Memento, Storytelling, and Reading the Bible


Chris Nolan’s first widely seen feature was (appropriately for him) an interesting experiment in storytelling. The plot itself is rather mundane and uninteresting. A guy kills a man because he thinks he is responsible for the rape and murder of his wife. That is not a spoiler because you find all of that out in the opening credits. The plot is not the point. The whole film is an exercise in telling a story unconventionally.

We start at the end and bounce back and forth between one storyline working backwards from the end and another one working forwards from the beginning. A lot of people are amazed at the revelations that occur in the middle of the plot, but that is simply how storytelling works: you save the most impressive reveals for the climax of the story. If the best stuff happens in the middle, you structure your story appropriately.

There is apparently a feature on some versions of this movie’s DVDs that allow you to watch the whole plot in chronological order. Why would you want that? Maybe it is for people without enough recall to keep track of what is going on in the theatrical edit.

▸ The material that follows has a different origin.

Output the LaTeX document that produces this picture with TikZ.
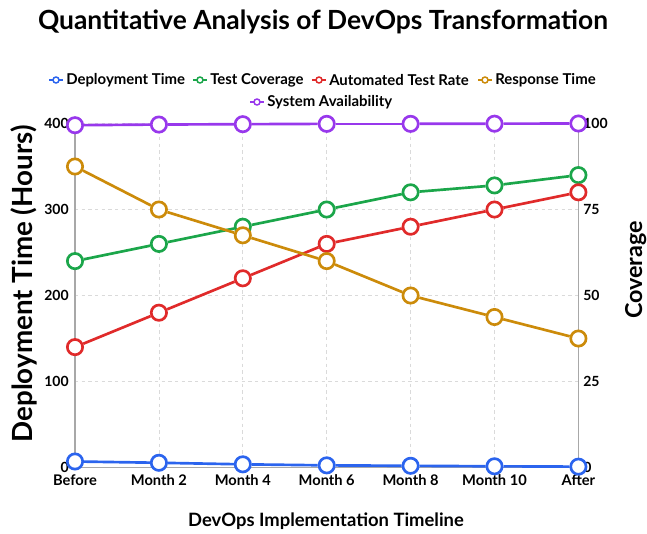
\documentclass[tikz,border=0pt]{standalone}
\usepackage{fontspec}
\setmainfont{Lato}
\definecolor{cblue}{HTML}{2B64EE}
\definecolor{cgreen}{HTML}{1BA64A}
\definecolor{cred}{HTML}{E02A2A}
\definecolor{corange}{HTML}{CC8B0A}
\definecolor{cpurple}{HTML}{9838EC}
\definecolor{cgrid}{HTML}{DADADA}
\definecolor{caxis}{HTML}{A8A8A8}
\begin{document}
\begin{tikzpicture}[x=0.75pt,y=-0.75pt,
  mk/.style={circle,draw=#1,fill=white,line width=2pt,minimum size=11.5pt,inner sep=0pt},
  ln/.style={draw=#1,line width=2pt},
  lgmk/.style={circle,draw=#1,fill=white,line width=1.1pt,minimum size=4.5pt,inner sep=0pt},
  lgtxt/.style={anchor=west,inner sep=0pt,font=\bfseries\fontsize{11.2}{13}\selectfont},
  tick/.style={inner sep=0pt,font=\bfseries\fontsize{10.5}{12}\selectfont},
  xlab/.style={anchor=base,inner sep=0pt,font=\bfseries\fontsize{11}{13}\selectfont},
  grid/.style={draw=cgrid,line width=0.6pt,dash pattern=on 2.5pt off 2.5pt},
  axis/.style={draw=caxis,line width=1pt}]
\useasboundingbox (0,0) rectangle (647,533);
% title
\node[anchor=base,inner sep=0pt,font=\bfseries\fontsize{19.8}{24}\selectfont] (title) at (323,29) {Quantitative Analysis of DevOps Transformation};
% legend
\foreach \c/\x/\t [count=\k] in {cblue/56/Deployment Time,cgreen/200/Test Coverage,cred/319/Automated Test Rate,corange/485/Response Time}{
  \coordinate (la\k) at ({\x-7},80);
  \coordinate (lb\k) at ({\x+7},80);
  \draw[draw=\c,line width=1.3pt] (la\k) -- (lb\k);
  \node[lgmk=\c] (lm\k) at (\x,80) {};
  \node[lgtxt] (lt\k) at ({\x+10},80) {\t};
}
\coordinate (la5) at (250,102);
\coordinate (lb5) at (264,102);
\draw[draw=cpurple,line width=1.3pt] (la5) -- (lb5);
\node[lgmk=cpurple] (lm5) at (257,102) {};
\node[lgtxt] (lt5) at (267,102) {System Availability};
% grid
\foreach \i in {1,...,5}{
  \coordinate (gt\i) at ({75+83.9*\i},123.5);
  \coordinate (gb\i) at ({75+83.9*\i},467.5);
  \draw[grid] (gt\i) -- (gb\i);
}
\foreach \v in {100,200,300,400}{
  \coordinate (hl\v) at (75,{467.5-0.86*\v});
  \coordinate (hr\v) at (578.4,{467.5-0.86*\v});
  \draw[grid] (hl\v) -- (hr\v);
}
% axes
\coordinate (o) at (75,467.5);
\coordinate (lt) at (75,123.5);
\coordinate (r0) at (578.4,467.5);
\coordinate (rt) at (578.4,123.5);
\draw[axis] (lt) -- (o) -- (r0) -- (rt);
% tick labels
\foreach \v in {0,100,200,300,400}{
  \node[tick,anchor=east] (yl\v) at (69,{467.5-0.86*\v}) {\v};
}
\foreach \v/\c in {0/0,100/25,200/50,300/75,400/100}{
  \node[tick,anchor=west] (yr\c) at (583,{467.5-0.86*\v}) {\c};
}
\foreach \t [count=\i from 0] in {Before,Month 2,Month 4,Month 6,Month 8,Month 10,After}{
  \node[xlab] (xl\i) at ({75+83.9*\i},485) {\t};
}
% axis titles
\node[anchor=base,inner sep=0pt,font=\bfseries\fontsize{13.8}{16}\selectfont] (xt) at (326,526) {DevOps Implementation Timeline};
\node[rotate=90,anchor=base,inner sep=0pt,font=\bfseries\fontsize{20.8}{24}\selectfont] (ytl) at (32,284) {Deployment Time (Hours)};
\node[rotate=90,anchor=base,inner sep=0pt,font=\bfseries\fontsize{17.5}{21}\selectfont] (ytr) at (642,270) {Coverage};
% series
\foreach \s/\c/\vals in {b/cblue/{7,5.5,3.7,2.5,2,1.4,1},g/cgreen/{240,260,280,300,320,328,340},r/cred/{140,180,220,260,280,300,320},o/corange/{350,300,270,240,200,175,150},p/cpurple/{398,398.8,399.2,399.6,399.6,399.8,400}}{
  \foreach \v [count=\i from 0] in \vals {
    \node[mk=\c] (\s\i) at ({75+83.9*\i},{467.5-0.86*\v}) {};
  }
  \foreach \i [evaluate=\i as \j using int(\i+1)] in {0,...,5}{
    \draw[ln=\c] (\s\i) -- (\s\j);
  }
}
\end{tikzpicture}
\end{document}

The popularity of this and other similar stories that came out in the nineties makes one wonder why the Bible is not more popular in today’s generations. Many people complain that the scale of the Bible and the complexity of the message are simply too hard to absorb. However, reading the Bible is a lot like taking in a story like Memento. You keep track of little nits of information as you discover them and over time an amazing picture begins to take shape. You don’t even have to start at the “beginning” or work your way back from the “end.” The stuff in the middle of the plot is the most important stuff to be sure, and that is a good place to begin, but the Bible can handle any approach. It is the greatest story ever told.